How much better are the Pistons because of Chauncey Billups? How many fewer games would LA win without Kobe? The writers and broadcasters interpret what “Most Valuable” means.
And in its 50 years of existence – No Piston has pocketed a Podoloff.”
C’mon, admit it. You didn’t know what the Maurice Podoloff Award was. Podoloff founded the Basketball Association of America in 1946 and negotiated a merger with the National Basketball League to form the NBA in 1949. He became the NBA’s first commissioner; negotiated the league’s first TV contract and had the MVP Award named after him.
What nobody has done in the NBA, however, is define what the criteria are for determining who wins the award.
Baseball has brief guidelines, calling it, “An award given to a player in each league by the Baseball Writers Association of America for overall contribution to a team's success.”
The NBA leaves the interpretation up to the voters, a select group of writers and broadcasters.
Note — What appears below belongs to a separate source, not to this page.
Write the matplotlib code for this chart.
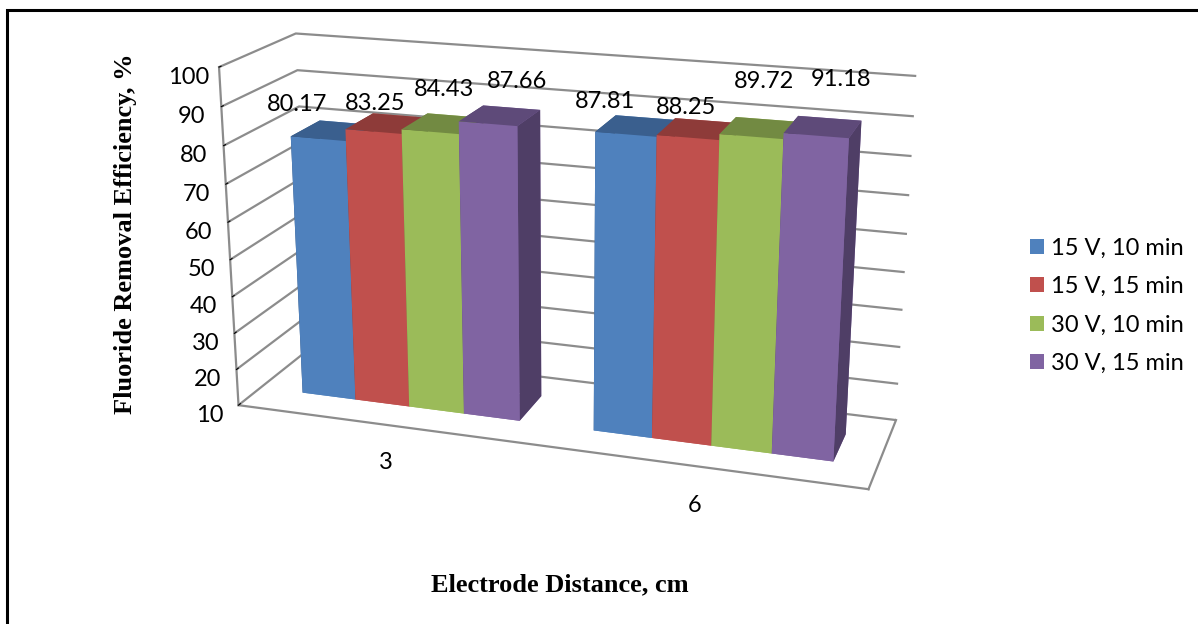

Kobe’s Lakers are 23-20, a bit above the middle of the pack, while the Pistons are 37-6. So, how much of the Pistons success is attributable to Billups, and how awful would the Lakers be without Kobe? No one can answer those questions, and since there is no formula, picking the Podoloff Award winner can be very curious proposition.
In dominating the Lakers and moving to 37-5, Piston fans had their most visual example of how their team contrasts most teams in the league. Since Rasheed Wallace arrived in February 2004, the Pistons have had the same starting five for 198 regular season and playoff games, while Kobe is the only remaining Laker from the team that lost to the Pistons in the 2004 Finals.
It’s also ironic that the man mainly responsible for shadowing Kobe the last few years is also his mirror opposite. Unlike Kobe, Tayshaun Prince occasionally has to be asked to shoot more and play a bit more selfishly.
That’s exactly what hurts Chauncey’s chances against Kobe. He can take over a game, but will always acquiesce to the hot hand. Flip Saunders likes to compare the unselfishness and teamwork of his Pistons to the Knicks teams Flip loved to watch as a kid -- and Chauncey is the Walt Frazier of this Piston 5. The Knicks won the titles in 1970 and 1973, led by the great point guard, Frazier, who never won an MVP Award.
It’s easier selecting an NBA Finals MVP because now you’re talking about a seven-game season with two teams that are already Conference champions. The team that wins usually has an obvious MVP and Joe Dumars in 1989 and Billups in 2004 generated no arguments.
Meanwhile, Podoloff died in 1985 at the age of 95, so we can’t ask him how he’d like to define his award. But as a basketball purist, born in 1890, a few years before James Naismith invented the game, I’d guess he’d always go with the guy who put the team above personal goals.
Judging that way, who’d be your Podoloff for 2006?